Data block
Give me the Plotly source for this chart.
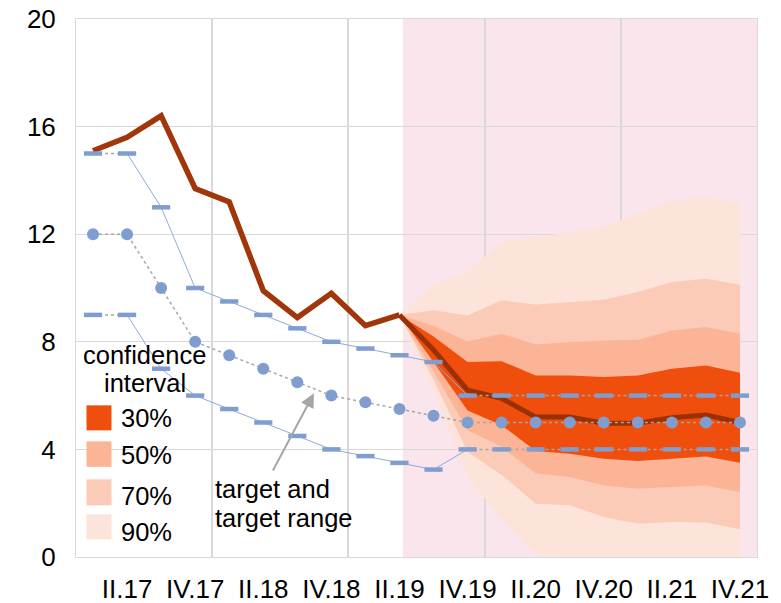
import plotly.graph_objects as go

# ---------------- data ----------------
quarters = ["I.17", "II.17", "III.17", "IV.17", "I.18", "II.18", "III.18", "IV.18",
            "I.19", "II.19", "III.19", "IV.19", "I.20", "II.20", "III.20", "IV.20",
            "I.21", "II.21", "III.21", "IV.21"]

actual = [15.1, 15.6, 16.4, 13.7, 13.2, 9.9, 8.9, 9.8, 8.6, 9.0]

fan_quarters = ["II.19", "III.19", "IV.19", "I.20", "II.20", "III.20", "IV.20",
                "I.21", "II.21", "III.21", "IV.21"]
central = [9.0, 7.7, 6.2, 5.9, 5.2, 5.2, 4.97, 4.97, 5.18, 5.28, 5.0]
upper90 = [9.0, 10.13, 10.59, 11.71, 11.89, 12.08, 12.3, 12.76, 13.25, 13.38, 13.13]
upper70 = [9.0, 9.17, 8.98, 9.54, 9.39, 9.48, 9.56, 9.85, 10.22, 10.34, 10.12]
upper50 = [9.0, 8.6, 8.01, 8.3, 7.9, 7.99, 8.05, 8.08, 8.42, 8.55, 8.3]
upper30 = [9.0, 8.2, 7.25, 7.28, 6.75, 6.75, 6.69, 6.75, 7.0, 7.12, 6.85]
lower30 = [9.0, 7.25, 5.45, 4.9, 3.94, 3.84, 3.65, 3.57, 3.65, 3.74, 3.5]
lower50 = [9.0, 6.9, 4.71, 4.1, 3.1, 2.97, 2.66, 2.54, 2.6, 2.66, 2.42]
lower70 = [9.0, 6.6, 3.9, 3.05, 1.98, 1.92, 1.49, 1.24, 1.3, 1.28, 1.03]
lower90 = [9.0, 6.2, 2.97, 1.4, 0.08, 0.0, 0.0, 0.0, 0.0, 0.0, 0.0]

target_mid = [12.0, 12.0, 10.0, 8.0, 7.5, 7.0, 6.5, 6.0, 5.75, 5.5, 5.25,
              5.0, 5.0, 5.0, 5.0, 5.0, 5.0, 5.0, 5.0, 5.0]
target_up = [15.0, 15.0, 13.0, 10.0, 9.5, 9.0, 8.5, 8.0, 7.75, 7.5, 7.25,
             6.0, 6.0, 6.0, 6.0, 6.0, 6.0, 6.0, 6.0, 6.0]
target_low = [9.0, 9.0, 7.0, 6.0, 5.5, 5.0, 4.5, 4.0, 3.75, 3.5, 3.25,
              4.0, 4.0, 4.0, 4.0, 4.0, 4.0, 4.0, 4.0, 4.0]

band_labels = ["90%", "70%", "50%", "30%"]
band_colors = ["#fde4da", "#fccbb7", "#fbb596", "#ef4e0c"]
bands = [(upper90, lower90), (upper70, lower70), (upper50, lower50), (upper30, lower30)]

tick_labels = ["II.17", "IV.17", "II.18", "IV.18", "II.19",
               "IV.19", "II.20", "IV.20", "II.21", "IV.21"]
y_ticks = [0, 4, 8, 12, 16, 20]

# ---------------- layout helpers ----------------
# the page body has an 8px margin, so the figure starts at (8, 8) in the window
OFF = 8
W, H = 781 - OFF, 603 - OFF
PLOT_L, PLOT_R, PLOT_T, PLOT_B = 75.5, 756.7, 18.5, 556.7   # window pixels
L = PLOT_L - OFF
T = PLOT_T - OFF
R = W - (PLOT_R - OFF)
B = H - (PLOT_B - OFF)
PW, PH = PLOT_R - PLOT_L, PLOT_B - PLOT_T


def fx(px):
    return (px - PLOT_L) / PW


def fy(py):
    return (PLOT_B - py) / PH


pos = {q: i for i, q in enumerate(quarters)}
x_all = [pos[q] for q in quarters]
x_act = x_all[:len(actual)]
x_fan = [pos[q] for q in fan_quarters]

FONT = "Liberation Sans, Arial, sans-serif"
RED = "#a0360a"
BLUE = "#7f9ecf"
THIN_BLUE = "#8eaadb"
GREY = "#a6a6a6"

fig = go.Figure()

# fan bands
for (up, lo), col in zip(bands, band_colors):
    fig.add_trace(go.Scatter(
        x=x_fan + x_fan[::-1], y=up + lo[::-1],
        fill="toself", fillcolor=col, mode="lines",
        line=dict(width=0, color=col), hoverinfo="skip", showlegend=False))

# actual and central projection
fig.add_trace(go.Scatter(x=x_act, y=actual, mode="lines",
                         line=dict(color=RED, width=5.5), showlegend=False))
fig.add_trace(go.Scatter(x=x_fan, y=central, mode="lines",
                         line=dict(color="#9a3104", width=5), showlegend=False))

# target range lines
for series in (target_up, target_low):
    fig.add_trace(go.Scatter(x=x_all[1:12], y=series[1:12], mode="lines",
                             line=dict(color=THIN_BLUE, width=1), showlegend=False))
    fig.add_trace(go.Scatter(x=x_all[0:2], y=series[0:2], mode="lines",
                             line=dict(color=GREY, width=1.5, dash="dot"), showlegend=False))
    fig.add_trace(go.Scatter(x=x_all[11:], y=series[11:], mode="lines",
                             line=dict(color=GREY, width=1.5, dash="dot"), showlegend=False))

# target line (dotted)
fig.add_trace(go.Scatter(x=x_all, y=target_mid, mode="lines",
                         line=dict(color=GREY, width=1.5, dash="dot"), showlegend=False))

# markers
for series in (target_up, target_low):
    fig.add_trace(go.Scatter(x=x_all, y=series, mode="markers",
                             marker=dict(symbol="line-ew", size=13,
                                         line=dict(color=BLUE, width=4.5)),
                             showlegend=False))
fig.add_trace(go.Scatter(x=x_all, y=target_mid, mode="markers",
                         marker=dict(symbol="circle", size=12, color=BLUE),
                         showlegend=False))

shapes = [
    dict(type="rect", xref="x", yref="paper", x0=9.1, x1=19.5, y0=0, y1=1,
         fillcolor="#fbe5ec", line=dict(width=0), layer="below"),
]

# legend squares
sq_rows = [(405, 430), (441, 466.5), (479, 505), (514, 539)]
for (y0, y1), col in zip(sq_rows, band_colors[::-1]):
    shapes.append(dict(type="rect", xref="paper", yref="paper",
                       x0=fx(86), x1=fx(111), y0=fy(y1), y1=fy(y0),
                       fillcolor=col, line=dict(width=0), layer="above"))

annotations = []
txt_font = dict(family=FONT, size=25.5, color="black")
annotations.append(dict(xref="paper", yref="paper", x=fx(144), y=fy(354.5),
                        text="confidence", showarrow=False, xanchor="center",
                        yanchor="middle", font=txt_font))
annotations.append(dict(xref="paper", yref="paper", x=fx(144.5), y=fy(383),
                        text="interval", showarrow=False, xanchor="center",
                        yanchor="middle", font=txt_font))
lab_y = [418, 454.5, 496, 532]
for yy, lab in zip(lab_y, band_labels[::-1]):
    annotations.append(dict(xref="paper", yref="paper", x=fx(119), y=fy(yy),
                            text=lab, showarrow=False, xanchor="left",
                            yanchor="middle", font=txt_font))
annotations.append(dict(xref="paper", yref="paper", x=fx(212.5), y=fy(489),
                        text="target and", showarrow=False, xanchor="left",
                        yanchor="middle", font=txt_font))
annotations.append(dict(xref="paper", yref="paper", x=fx(212.5), y=fy(518),
                        text="target range", showarrow=False, xanchor="left",
                        yanchor="middle", font=txt_font))
# arrow
annotations.append(dict(xref="paper", yref="paper", x=fx(313.5), y=fy(393),
                        ax=271.7 - 313.5, ay=471.7 - 393, text="", showarrow=True,
                        arrowhead=2, arrowsize=1.4, arrowwidth=2, arrowcolor=GREY,
                        standoff=0))

fig.update_layout(
    width=W, height=H,
    margin=dict(l=L, r=R, t=T, b=B, autoexpand=False),
    paper_bgcolor="white", plot_bgcolor="white",
    font=dict(family=FONT, size=26, color="black"),
    showlegend=False,
    shapes=shapes, annotations=annotations,
    xaxis=dict(range=[-0.5, 19.5], tickmode="array", automargin=False,
               tickvals=[pos[q] for q in tick_labels], ticktext=tick_labels,
               showgrid=False, zeroline=False, ticks="",
               showline=True, linecolor="#d9d9d9", linewidth=1, mirror=True,
               tickfont=dict(family=FONT, size=26, color="black"),
               ticklabelstandoff=9, ticklabeloverflow="allow",
               minor=dict(tickmode="array", tickvals=[3.5, 7.5, 11.5, 15.5],
                          showgrid=True, gridcolor="#d9d9d9", gridwidth=1.5,
                          ticks="")),
    yaxis=dict(range=[0, 20], tickmode="array", tickvals=y_ticks, automargin=False,
               showgrid=True, gridcolor="#d9d9d9", gridwidth=1, zeroline=False,
               ticks="", showline=True, linecolor="#d9d9d9", linewidth=1,
               mirror=True, ticklabelstandoff=14, ticklabeloverflow="allow",
               tickfont=dict(family=FONT, size=26, color="black")),
)

fig.write_html("out.html")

Task to complete
Would you reproduce the lines above, from the very first through the line containing "import plotly.graph_objects as go", exactly and without the pictures?

Result of this exercise
Give me the Plotly source for this chart.
import plotly.graph_objects as go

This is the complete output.